There was enormous improvement in long-term stability as well. At the beginning, the samples only survived a few seconds before their power output collapsed. Following about a year of optimizing, they remain stable for over 40 hours. Further steps toward a long-term stability goal of 1000 hours are already underway.

Prof. Thomas Hannappel, from the photovoltaics group at TU Ilmenau, who was academic advisor for the work said, “Forecasts indicate that the generation of hydrogen from sunlight using high-efficiency semiconductors could be economically competitive to fossil energy sources at efficiency levels of 15 % or more. This corresponds to a hydrogen price of about four US dollars per kilogram.”

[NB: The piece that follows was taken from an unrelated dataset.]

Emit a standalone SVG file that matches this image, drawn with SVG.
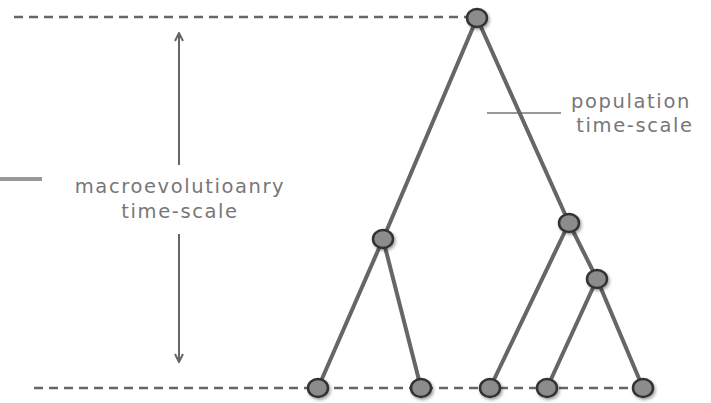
<svg xmlns="http://www.w3.org/2000/svg" width="711" height="403" viewBox="0 0 711 403">
<style>
.dash{stroke:#666;stroke-width:2.5;stroke-dasharray:9 6;fill:none}
.edge{stroke:#666;stroke-width:4;stroke-linecap:round;fill:none}
.node{fill:#8c8c8c;stroke:#333;stroke-width:2.5;filter:url(#sh)}
.lbl{font-family:"DejaVu Sans",sans-serif;font-size:19.5px;letter-spacing:1.6px;fill:#777;text-anchor:middle}
.arr{stroke:#666;stroke-width:2;fill:none}
.tick{stroke:#999;fill:none}
</style>
<defs>
<filter id="sh" x="-50%" y="-50%" width="200%" height="200%">
<feDropShadow dx="1.5" dy="2" stdDeviation="1.5" flood-color="#000" flood-opacity="0.35"/>
</filter>
<marker id="ah" viewBox="0 0 10 10" refX="9" refY="5" markerWidth="10" markerHeight="10" markerUnits="userSpaceOnUse" orient="auto">
<path d="M1,1 L9,5 L1,9" fill="none" stroke="#666" stroke-width="2"/>
</marker>
</defs>
<g id="guides">
<line class="dash" x1="14" y1="17" x2="470" y2="17"/>
<line class="dash" x1="34" y1="388" x2="645" y2="388"/>
<line class="tick" x1="0" y1="179" x2="42" y2="179" stroke-width="4"/>
<line class="tick" x1="487" y1="113" x2="561" y2="113" stroke-width="2"/>
</g>
<g id="arrows">
<line class="arr" x1="179" y1="165" x2="179" y2="33" marker-end="url(#ah)"/>
<line class="arr" x1="179" y1="234" x2="179" y2="362" marker-end="url(#ah)"/>
</g>
<g id="connectors">
<line class="edge" x1="477" y1="18" x2="383" y2="239"/>
<line class="edge" x1="477" y1="18" x2="569" y2="223"/>
<line class="edge" x1="383" y1="239" x2="318" y2="388"/>
<line class="edge" x1="383" y1="239" x2="421" y2="388"/>
<line class="edge" x1="569" y1="223" x2="490" y2="388"/>
<line class="edge" x1="569" y1="223" x2="597" y2="279"/>
<line class="edge" x1="597" y1="279" x2="547" y2="388"/>
<line class="edge" x1="597" y1="279" x2="643" y2="388"/>
</g>
<g id="root"><ellipse class="node" cx="477" cy="18" rx="10" ry="9"/></g>
<g id="n-left"><ellipse class="node" cx="383" cy="239" rx="10" ry="9"/></g>
<g id="n-right"><ellipse class="node" cx="569" cy="223" rx="10" ry="9"/></g>
<g id="n-rr"><ellipse class="node" cx="597" cy="279" rx="10" ry="9"/></g>
<g id="leaf1"><ellipse class="node" cx="318" cy="388" rx="10" ry="9"/></g>
<g id="leaf2"><ellipse class="node" cx="421" cy="388" rx="10" ry="9"/></g>
<g id="leaf3"><ellipse class="node" cx="490" cy="388" rx="10" ry="9"/></g>
<g id="leaf4"><ellipse class="node" cx="547" cy="388" rx="10" ry="9"/></g>
<g id="leaf5"><ellipse class="node" cx="643" cy="388" rx="10" ry="9"/></g>
<g id="label-macro">
<text class="lbl" x="180" y="193">macroevolutioanry</text>
<text class="lbl" x="180" y="218">time-scale</text>
</g>
<g id="label-pop">
<text class="lbl" x="631" y="108">population</text>
<text class="lbl" x="635" y="132">time-scale</text>
</g>
</svg>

Prof. Hans-Joachim Lewerenz from the Joint Center for Artificial Photosynthesis at the California Institute of Technology, who worked closely with May, said, “We are nearly there. If we are successful now in reducing the charge carrier losses at the interfaces somewhat more, we might be able to chemically store more than even 17 % of the incident solar energy in the form of hydrogen using this semiconductor system.”

Chances are that 15 percent or even 17 percent efficiencies aren’t going to make major market progress with oil so very cheap right now. Seventeen percent is likely only a point that holds for a time, as those kind of efficiencies are going to make some market inroads as oil climbs back up. And the storage issues are still out there for hydrogen.

This is great work, getting closer to the sunlight direct to power solution. The 1000 hour stability goal is still 2 or more orders of magnitude short, investment costs remain unknown, but we are again, closer and this is good.

Keep in mind the actual price to consumers for work accomplished is going to have to be cheaper than oil’s average over time for this kind of tech to get its market legs.